Increasingly, disputes involving African parties are being resolved in Africa, through regional African arbitral institutions or local courts, rather than through foreign litigation or arbitration outside the Continent, according to Herbert Smith Freehills in its Guide to Dispute Resolution in Africa.
The third edition of the publication, launched this week, found that historically the majority of disputes have been resolved ‘offshore’ through foreign litigation or through arbitration under a set of international arbitral rules with an ‘offshore’ seat. But, since the last edition of the Guide was published in 2016, there is a clear trend towards formal dispute resolution in Africa and our lawyers predict this trend will only continue.
“Historically, the majority of disputes in Africa have been solved through commercial settlement, with companies and States alike preferring negotiation over the uncertainties of litigation or arbitration. But with the sharp increase in foreign investment across an array of sectors and across the continent, the scope for formal dispute resolution in Africa has risen sharply,” said Jonathan Ripley-Evans, a director in the Johannesburg office, who has led the publication of the Guide together with Laurence Franc-Menget, a partner in the firm’s Paris office.
Laurence added: “Even where litigation or arbitration takes place outside Africa, onshore litigation may still be required when seeking to enforce an international judgment or arbitral award against assets held in an African jurisdiction, or when dealing with local regulators. As such, a sound understanding of the legal systems pervading Africa and the specific laws governing the resolution of disputes within each of the 54 jurisdictions is essential and this is the purpose of this guide.”
Africa’s legal landscape comprises a patchwork of legal systems. This guide, which is the first-of-its-kind, sets out dispute resolution procedures and trends in every one of Africa’s 54 diverse jurisdictions. Using questionnaires that it had prepared for the previous editions, the firm draws on the combined experience of its Africa disputes lawyers from its London, Paris and Johannesburg offices, together with experienced local counsel in each jurisdiction.

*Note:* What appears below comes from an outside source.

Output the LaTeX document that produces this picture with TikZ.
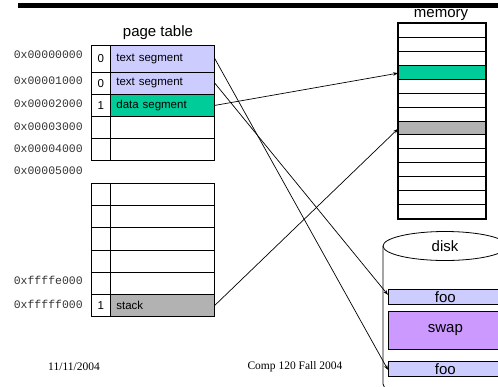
\documentclass[tikz,border=0pt]{standalone}
\usepackage{fontspec}
\setmainfont{Liberation Sans}
\newfontfamily\addrfont{Liberation Mono}
\newfontfamily\footfont{Liberation Serif}
\usepackage{tikz}
\usetikzlibrary{arrows.meta}
\definecolor{textseg}{RGB}{204,204,255}
\definecolor{dataseg}{RGB}{0,204,153}
\definecolor{stackseg}{RGB}{178,178,178}
\definecolor{swapseg}{RGB}{204,153,255}
\tikzset{
  bitcell/.style={draw, line width=0.8pt, anchor=north west, minimum width=19pt, inner sep=0pt, font=\fontsize{11.5}{13}\selectfont},
  segcell/.style={draw, line width=0.8pt, anchor=north west, text width=92pt, inner xsep=6pt, inner ysep=0pt, align=left, font=\fontsize{11.5}{13}\selectfont},
  memcell/.style={draw, line width=0.8pt, anchor=north west, minimum width=87pt, minimum height=13.93pt, inner sep=0pt},
  diskbox/.style={draw, line width=0.8pt, anchor=north west, minimum width=114pt, inner sep=0pt, font=\fontsize{15}{17}\selectfont},
  addr/.style={anchor=east, inner sep=0pt, text=black!80, font=\addrfont\fontsize{11.5}{13}\selectfont},
  title/.style={inner sep=0pt, font=\fontsize{15}{17}\selectfont},
  footer/.style={inner sep=0pt, font=\footfont\fontsize{11.5}{13}\selectfont},
  conn/.style={-{Stealth[length=5pt,width=3.5pt]}, line width=0.7pt}
}
\newcommand{\ptrow}[6] {\node at (91,#2) (#1bit) [bitcell, minimum height=#3pt] {#4};
  \node at (110,#2) (#1) [segcell, minimum height=#3pt, fill=#6] {#5};}
\newcommand{\addrlabel}[3] {\node at (83,#1) (#2) [addr] {#3};}

\begin{document}
\begin{tikzpicture}[x=1pt, y=-1pt]
\useasboundingbox (0,0) rectangle (498,386);
\clip (0,0) rectangle (498,386);

% header bar
\fill (18,2.5) rectangle (498,7.5);

% page table
\node at (158,33) (pt) [title] {page table};
\ptrow{r1}{45}{26.5}{0}{text segment}{textseg};
\ptrow{r2}{71.5}{22.5}{0}{text segment}{textseg};
\ptrow{r3}{94}{22}{1}{data segment}{dataseg};
\ptrow{r4}{116}{22}{}{}{white};
\ptrow{r5}{138}{22}{}{}{white};

\ptrow{q1}{183}{22.17}{}{}{white};
\ptrow{q2}{205.17}{22.17}{}{}{white};
\ptrow{q3}{227.34}{22.17}{}{}{white};
\ptrow{q4}{249.51}{22.17}{}{}{white};
\ptrow{q5}{271.68}{22.17}{}{}{white};
\ptrow{q6}{293.85}{22.17}{1}{stack}{stackseg};

\addrlabel{55}{a0}{0x00000000};
\addrlabel{81}{a1}{0x00001000};
\addrlabel{104}{a2}{0x00002000};
\addrlabel{127}{a3}{0x00003000};
\addrlabel{149}{a4}{0x00004000};
\addrlabel{171}{a5}{0x00005000};
\addrlabel{280}{ae}{0xffffe000};
\addrlabel{304}{af}{0xfffff000};

% memory
\node at (441,15) (mem) [title] {memory};
\foreach \i/\c in {1/white,2/white,3/white,4/dataseg,5/white,6/white,7/white,8/stackseg,9/white,10/white,11/white,12/white,13/white,14/white}
  \node at (398,{23+13.93*(\i-1)}) (m\i) [memcell, fill=\c] {};
\draw [line width=1.6pt] (m1.north west) rectangle (m14.south east);

% disk
\draw [line width=0.8pt] (383,246) -- (383,384) arc [start angle=180, end angle=0, x radius=62, y radius=14.5] -- (507,246);
\draw [line width=0.8pt, fill=white] (445,246) ellipse [x radius=62, y radius=14.5];
\node at (445,246) (disk) [title] {disk};
\node at (388,289) (foo1) [diskbox, minimum height=15pt, fill=textseg] {foo};
\node at (388,311) (swap) [diskbox, minimum height=38pt, fill=swapseg] {swap};
\node at (388,361) (foo2) [diskbox, minimum height=15pt, fill=textseg] {foo};

% mappings
\draw [conn] (r1.east) -- ([yshift=-1pt]foo2.west);
\draw [conn] (r2.east) -- ([yshift=2pt]foo1.west);
\draw [conn] (r3.east) -- ([yshift=-1pt]m4.west);
\draw [conn] (q6.east) -- ([yshift=-1pt]m8.west);

% footer
\node at (74,367) (date) [footer] {11/11/2004};
\node at (295,367) (course) [footer] {Comp 120 Fall 2004};
\end{tikzpicture}
\end{document}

Some other key developments highlighted by the report include:
- As demand for arbitration services have increased, many legislative reforms have taken place in African Countries in order to establish themselves as safe arbitral seats. This is most notable in South Africa, Ethiopia, Ghana and Tanzania, who have all enacted new arbitration laws
- The New York convention is now ratified in 42 of Africa’s 54 jurisdictions meaning enforcement of arbitral awards in those jurisdictions should be more straightforward. Since the last edition of this Guide, the New York Convention has entered into force in Angola, Cabo Verde, Ethiopia, Malawi, Seychelles, Sierra Leone and Sudan.
- Since the outbreak of COVID-19, there has been an unprecedented need for access to digital technology. There have been significant improvements in connectivity and there are many ongoing projects to increase Africa’s digital infrastructure.
- AfCTA has been signed by 54 countries and ratified by 28. The purpose of the AfCFTA is both to increase intra-African trade by the creation of a common market and also enhance the competitiveness of African countries in the global market.
“As Africa’s investment star continues to rise, it is inevitable that this will bring with it a need to resolve disputes – whether through formal processes or commercial settlement. This guide is the first port of call not just for those facing disputes in Africa, but for anyone who is considering investing in unfamiliar territory and would like to better understand the legal landscape of that country,” added Laurence.